The group met for the first time in March with representatives from the county and its Community Development Agency, DARTS, Metropolitan Council, Minnesota Valley Transit Association and Minnesota Department of Transportation. They will collectively make decisions, including what grants to apply for and how to share data.

“It really does create more of a countywide lens to address transportation issues,” County Community Services Director Kelly Harder said.

The new approach will aim to make traveling more efficient for people with disabilities, the elderly and lower income individuals, he said. It will also cut costs for the county and other social service providers, who often have to drive clients to appointments or court dates.

Serving aging riders

For an aging population, well-run transportation is increasingly important, said Courtney Whited, the mobility management program director at DARTS.

She is creating a website for the county, which she likens to Travelocity, where riders can search local transportation options and decide what best meets their needs for a trip. Whited anticipates the site will begin operating on a test basis in certain locations by the end of this year.

Whited has worked in the transportation industry for nine years and said in that time she has seen about two dozen senior transportation providers in the metro area shut down. Expenses and regulatory complexity usually force them to close, she said.

“It’s becoming, to me personally, a crisis state,” Whited said.

There are 30 transportation providers in Dakota County, from Metro Transit to Uber to volunteer groups, like nonprofit Neighbors Inc., she said. Those agencies need to share resources so if one goes under they do not leave service gaps in their wake, Whited said.

It’s difficult to get agencies to work together and stop vying for the same limited resources, Whited said, but she hopes the Transportation Coordinating Collaborative will encourage them to look past the competition for funding.

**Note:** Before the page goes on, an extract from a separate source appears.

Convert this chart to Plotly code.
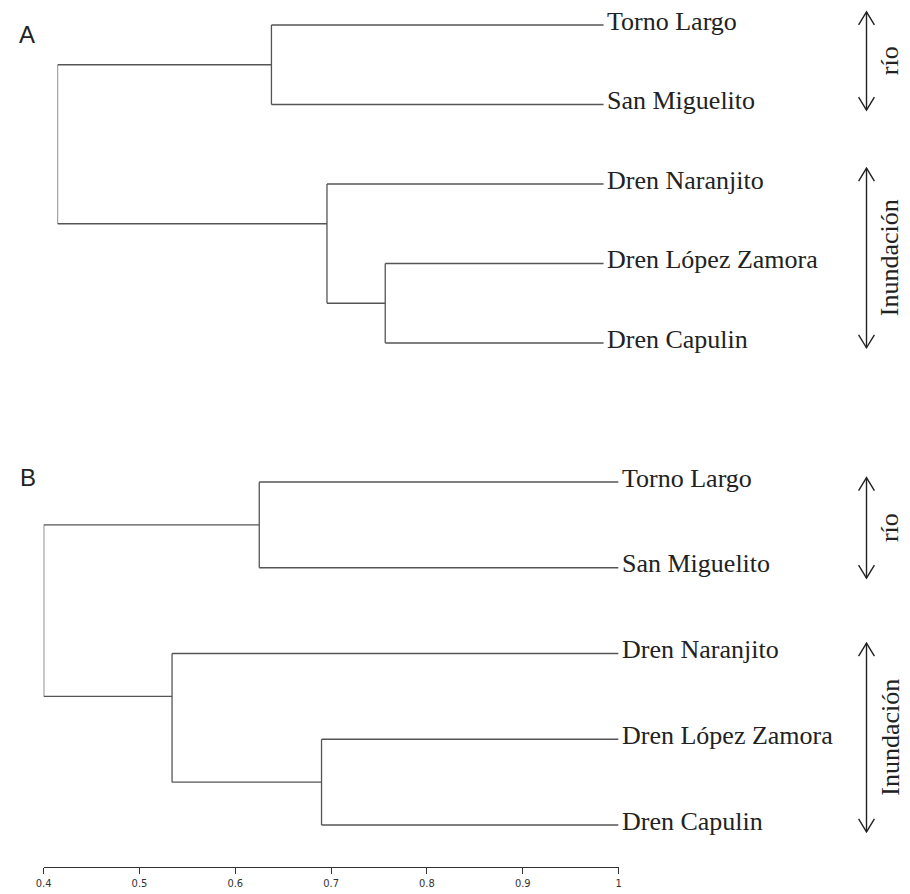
import plotly.graph_objects as go

# ---------------- data ----------------
leaves = ["Torno Largo", "San Miguelito", "Dren Naranjito", "Dren López Zamora", "Dren Capulin"]
# merges: children indices (<5 leaf, >=5 earlier merge k-5)
merges = [[0, 1], [3, 4], [2, 6], [5, 7]]
heights_A = [0.635, 0.760, 0.696, 0.400]
heights_B = [0.625, 0.690, 0.534, 0.400]
leaf_height = 1.0
group_labels = ["río", "Inundación"]
tick_vals = [0.4, 0.5, 0.6, 0.7, 0.8, 0.9, 1.0]
tick_text = ["0.4", "0.5", "0.6", "0.7", "0.8", "0.9", "1"]

OFF = 8  # default page body margin
W, H = 910 - OFF, 894 - OFF
LINE = "#555555"
INK = "#222222"
SERIF = "Liberation Serif, Times New Roman, serif"


def dendro_xy(heights):
    n = len(leaves)
    first_leaf = {i: i for i in range(n)}
    ypos = {i: float(i) for i in range(n)}
    hgt = {i: leaf_height for i in range(n)}
    xs, ys = [], []
    for k, (a, b) in enumerate(merges):
        node = n + k
        h = heights[k]
        for c in (a, b):
            xs += [hgt[c], h, None]
            ys += [ypos[c], ypos[c], None]
        xs += [h, h, None]
        ys += [ypos[a], ypos[b], None]
        first_leaf[node] = min(first_leaf[a], first_leaf[b])
        ypos[node] = (first_leaf[a] + first_leaf[b]) / 2.0
        hgt[node] = h
    return xs, ys


def px_x(p):
    return (p - OFF) / W


def px_y(p):
    return 1 - (p - OFF) / H


def dom_y(top, bottom):
    return [px_y(bottom), px_y(top)]


fig = go.Figure()
for heights, xa, ya in [(heights_A, "x", "y"), (heights_B, "x2", "y2")]:
    xs, ys = dendro_xy(heights)
    fig.add_trace(go.Scatter(x=xs, y=ys, mode="lines", xaxis=xa, yaxis=ya,
                             line=dict(color=LINE, width=1.3), hoverinfo="skip",
                             showlegend=False))
    for i, name in enumerate(leaves):
        fig.add_annotation(x=leaf_height, y=i, xref=xa, yref=ya, text=name,
                           showarrow=False, xanchor="left", yanchor="middle",
                           xshift=1, yshift=4,
                           font=dict(family=SERIF, size=26, color=INK))

# panel A: leaves at pixel 25, spacing 79.5 ; panel B: leaves at 482, spacing 85.75
A_top, A_bot, A_l0, A_sp = 8, 400, 25, 79.5
B_top, B_bot, B_l0, B_sp = 440, 867, 482, 85.75

fig.update_layout(
    width=W, height=H, margin=dict(l=0, r=0, t=0, b=0),
    paper_bgcolor="white", plot_bgcolor="white", showlegend=False,
    xaxis=dict(domain=[px_x(50), px_x(603)], range=[0.4, 1.0], visible=False, anchor="y"),
    yaxis=dict(domain=dom_y(A_top, A_bot),
               range=[(A_bot - A_l0) / A_sp, (A_top - A_l0) / A_sp], visible=False, anchor="x"),
    xaxis2=dict(domain=[px_x(36), px_x(618)], range=[0.4, 1.0], anchor="y2",
                showline=True, linecolor="#333333", linewidth=1.2, ticks="outside",
                ticklen=6, tickcolor="#333333", tickwidth=1, showgrid=False, zeroline=False,
                tickvals=tick_vals, ticktext=tick_text,
                tickfont=dict(family="Liberation Sans Narrow, DejaVu Sans Condensed, Arial Narrow, Liberation Sans",
                              size=11, color="#333333")),
    yaxis2=dict(domain=dom_y(B_top, B_bot),
                range=[(B_bot - B_l0) / B_sp, (B_top - B_l0) / B_sp], visible=False, anchor="x2"),
)

# panel letters
fig.add_annotation(x=px_x(9), y=px_y(34), xref="paper", yref="paper", text="A",
                   showarrow=False, xanchor="left", yanchor="middle",
                   font=dict(family="Liberation Sans, Arial, sans-serif", size=24, color=INK))
fig.add_annotation(x=px_x(10), y=px_y(477), xref="paper", yref="paper", text="B",
                   showarrow=False, xanchor="left", yanchor="middle",
                   font=dict(family="Liberation Sans, Arial, sans-serif", size=24, color=INK))

# group arrows (double headed, open chevrons) and rotated labels
arrow_x = px_x(869)
label_x = px_x(893)
chev_dx = 8 / W
panels = [
    ("y", A_sp, [(-0.165, 1.07), (1.80, 4.06)]),
    ("y2", B_sp, [(-0.05, 1.12), (1.88, 4.08)]),
]
for yref, sp, spans in panels:
    dy = 13 / sp
    for (y0, y1), lab in zip(spans, group_labels):
        fig.add_shape(type="line", xref="paper", yref=yref, x0=arrow_x, x1=arrow_x,
                      y0=y0, y1=y1, line=dict(color=INK, width=1.4))
        fig.add_shape(type="path", xref="paper", yref=yref,
                      path=f"M {arrow_x - chev_dx} {y0 + dy} L {arrow_x} {y0} L {arrow_x + chev_dx} {y0 + dy}",
                      line=dict(color=INK, width=1.4))
        fig.add_shape(type="path", xref="paper", yref=yref,
                      path=f"M {arrow_x - chev_dx} {y1 - dy} L {arrow_x} {y1} L {arrow_x + chev_dx} {y1 - dy}",
                      line=dict(color=INK, width=1.4))
        fig.add_annotation(x=label_x, y=(y0 + y1) / 2, xref="paper", yref=yref, text=lab,
                           showarrow=False, textangle=-90, xanchor="center", yanchor="middle",
                           font=dict(family=SERIF, size=26, color=INK))

fig.write_html("out.html")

“We’re here for the same end result,” Whited said. “How do we provide more with less money?”

The collaborative is the first step in a long process to organize transportation systems and use money more strategically, County Administrator Brandt Richardson told commissioners at a recent meeting.

The county is hiring a transportation coordinator to help implement those changes. It received $160,000 from the Minnesota Department of Transportation to fund the position and Whited’s work.

MnDOT has been emphasizing collaboration for years. The Minnesota Council on Transportation Access was created in 2010 to improve coordination and has been trying to establish regional groups like Dakota County’s.

“Dakota County is a leader in the effort here within the state,” said Noel Shughart, principal planner with MnDOT’s transit office. He expects similar collaborations to pop up around Minnesota in a year.

Shughart, like Whited, has seen many transportation providers close in the past few years.

“The demand far exceeds the supply,” he said, so groups need to be strategic.

Some providers only drive the elderly while others just give rides to people with disabilities in the same area. They could be sharing a bus and scheduling resources, he said.

“We’re trying to break those silos down,” Shughart said.